1905年に明治天皇に召されて真珠養殖事業について説明した際は、帰宅するなり仏壇の前で号泣しながら報告をしたそうな。

 

ただ幸吉が最初に取得した真珠養殖の特許は、1912年の大陪審の判決により、既に〝公知〟であったとされ、取り消されています。

しかしその間、幸吉は1899年に東京・銀座に御木本真珠店(現・ミキモト)を開店し、更に1913年にはロンドン、1927年にニューヨーク、1928年にはパリに出店して販路を拡大していますから、発明家というよりは実業家としての手腕が高かったと言えましょう。

1918年に養殖真珠の量産体制に入った幸吉は、イギリス・フランスから養殖真珠は偽物との訴訟を起こされましたが、裁判所から 「天然と変わらない」 というお墨付き判決を勝ち取り、逆にその価値を世界に認めさせることに成功。
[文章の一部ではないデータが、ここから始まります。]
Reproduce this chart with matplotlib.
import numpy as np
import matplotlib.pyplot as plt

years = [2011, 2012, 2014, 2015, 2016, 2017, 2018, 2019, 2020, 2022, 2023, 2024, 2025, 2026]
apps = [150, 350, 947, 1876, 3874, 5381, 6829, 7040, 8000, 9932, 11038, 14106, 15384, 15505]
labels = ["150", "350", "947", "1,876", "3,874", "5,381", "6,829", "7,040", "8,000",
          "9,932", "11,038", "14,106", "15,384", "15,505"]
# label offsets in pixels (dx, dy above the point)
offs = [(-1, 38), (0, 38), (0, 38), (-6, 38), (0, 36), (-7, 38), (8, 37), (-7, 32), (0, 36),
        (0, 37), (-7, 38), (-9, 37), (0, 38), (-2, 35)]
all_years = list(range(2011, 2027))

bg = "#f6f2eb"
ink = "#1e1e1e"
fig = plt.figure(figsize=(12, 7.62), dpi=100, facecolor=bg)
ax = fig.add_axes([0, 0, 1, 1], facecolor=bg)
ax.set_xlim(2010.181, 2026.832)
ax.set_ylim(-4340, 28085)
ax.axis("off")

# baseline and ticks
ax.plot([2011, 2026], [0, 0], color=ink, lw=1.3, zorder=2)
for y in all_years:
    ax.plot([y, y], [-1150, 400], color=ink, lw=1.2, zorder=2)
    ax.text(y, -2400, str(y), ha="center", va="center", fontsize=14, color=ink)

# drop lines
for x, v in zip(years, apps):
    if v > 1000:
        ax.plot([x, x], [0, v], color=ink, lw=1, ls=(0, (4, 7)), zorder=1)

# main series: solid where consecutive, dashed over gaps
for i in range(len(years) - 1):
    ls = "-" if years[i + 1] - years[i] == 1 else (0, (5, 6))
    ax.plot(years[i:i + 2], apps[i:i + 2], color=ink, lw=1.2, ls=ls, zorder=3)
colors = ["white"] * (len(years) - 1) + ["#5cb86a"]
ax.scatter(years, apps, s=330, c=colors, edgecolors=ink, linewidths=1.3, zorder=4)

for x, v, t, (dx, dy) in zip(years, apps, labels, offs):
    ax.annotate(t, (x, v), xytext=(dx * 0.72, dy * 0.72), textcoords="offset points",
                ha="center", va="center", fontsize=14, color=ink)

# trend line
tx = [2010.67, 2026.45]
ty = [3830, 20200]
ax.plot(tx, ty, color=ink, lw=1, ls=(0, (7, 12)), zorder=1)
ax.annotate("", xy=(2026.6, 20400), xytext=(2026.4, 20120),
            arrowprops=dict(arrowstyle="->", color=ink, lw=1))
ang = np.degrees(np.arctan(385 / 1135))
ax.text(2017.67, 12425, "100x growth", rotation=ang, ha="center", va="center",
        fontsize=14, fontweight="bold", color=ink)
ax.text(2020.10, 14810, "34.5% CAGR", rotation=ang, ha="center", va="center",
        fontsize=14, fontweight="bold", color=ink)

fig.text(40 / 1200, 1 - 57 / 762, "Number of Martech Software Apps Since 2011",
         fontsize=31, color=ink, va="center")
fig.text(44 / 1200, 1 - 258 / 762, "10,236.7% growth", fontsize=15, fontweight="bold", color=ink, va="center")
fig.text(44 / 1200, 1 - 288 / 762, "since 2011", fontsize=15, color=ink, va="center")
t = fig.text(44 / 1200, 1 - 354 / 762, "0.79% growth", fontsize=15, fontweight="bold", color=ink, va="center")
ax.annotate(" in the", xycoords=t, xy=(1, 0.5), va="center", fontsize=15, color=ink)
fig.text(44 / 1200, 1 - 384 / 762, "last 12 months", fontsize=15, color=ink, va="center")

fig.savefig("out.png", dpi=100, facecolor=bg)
生産拠点も全国に広がり、1950年代には日本の養殖真珠は世界シェア90%を握るまでに。


    

       1953年、地元に皇后陛下をお迎えした95歳の幸吉

 

1924年貴族院議員に勅選された幸吉は、養殖真珠が急成長の最中だった1954(昭和29)年9月21日・・・老衰により96歳で大往生を遂げました。

 

彼の偉業・生涯に関して詳しく知りたい方には、彼の長男でイギリス文学者だった御木本隆三(1893-1971)が記したこちらの古書のご一読をオススメします。

 『御木本幸吉 一業一人伝』 (時事通信社・刊)

 

        

 

半世紀以上前に出版された本ですが、非常に読みやすく身内ならではの様々なエピソードがちりばめられた、父・幸吉の生涯を生き生きと描いている良書・・・できれば再出版して欲しいもの。

 

さて、実は幸吉の養殖真珠量産で、産業構造が変わってしまった国があるんです。

それは、中東のクウェート。

同国はそれまで天然真珠の生産をほぼ独占していましたが、ミキモト・パールのおかげで真珠漁業は壊滅状態に。

そこで新たな産業として石油採掘の許可を出し、それが石油大国への足掛かりとなったのです。

当初はミキモトパールを恨んだでしょうけど、今は幸吉に感謝しているでしょうネ。

明治天皇に拝謁した際、

 

「世界中の女性の首を真珠でしめて御覧に入れます」

 

と大見得を切って周囲を慌てさせたそうですが、見事その言葉を実現された大法螺吹き・・・じゃなくて有言実行の人であり、エジソンやマッカーサー夫人をはじめ多くの政・財・官界の著名人とも交流があった真珠王の冥福を、改めて祈りたいと存じます。